Abstract

Face self-occlusions are inevitable due to the 3D nature of the human face and the loss of information in the projection process from 3D to 2D images. While recovering face self-occlusions based on 3D face reconstruction, e.g., 3D Morphable Model (3DMM) and its variants provides an effective solution, most of the existing methods show apparent limitations in expressing high-fidelity, natural, and diverse facial details. To overcome these limitations, we propose in this paper a new generative adversarial network (MvInvert) for natural face self-occlusion recovery without using paired image-texture data. We design a coarse-to-fine generator for photorealistic texture generation.

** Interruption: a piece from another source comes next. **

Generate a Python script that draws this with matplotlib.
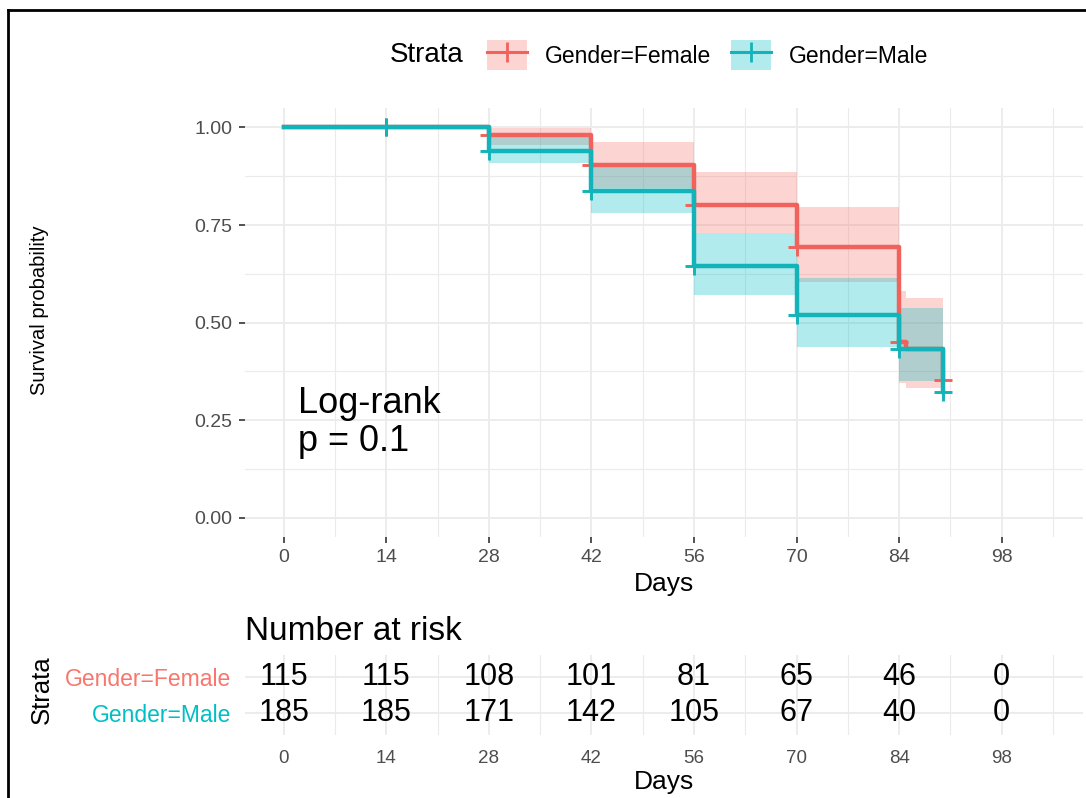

A coarse texture is computed by inpainting the invisible areas in the photorealistic but incomplete texture sampled directly from the 2D image using the unrealistic but complete statistical texture from 3DMM. Then, we design a multi-view Residual-based GAN Inversion, which re-renders and refines multi-view 2D images, which are used for extracting multiple high-fidelity textures. Finally, these high-fidelity textures are fused based on their visibility maps via Poisson blending. To perform adversarial learning to assure the quality of the recovered texture, we design a discriminator consisting of two heads, i.e., one for global and local discrimination between the recovered texture and a small set of real textures in UV space, and the other for discrimination between the input image and the re-rendered 2D face images via pixel-wise, identity, and adversarial losses. Extensive experiments demonstrate that our approach outperforms the state-of-the-art methods in face self-occlusion recovery under unconstrained scenarios.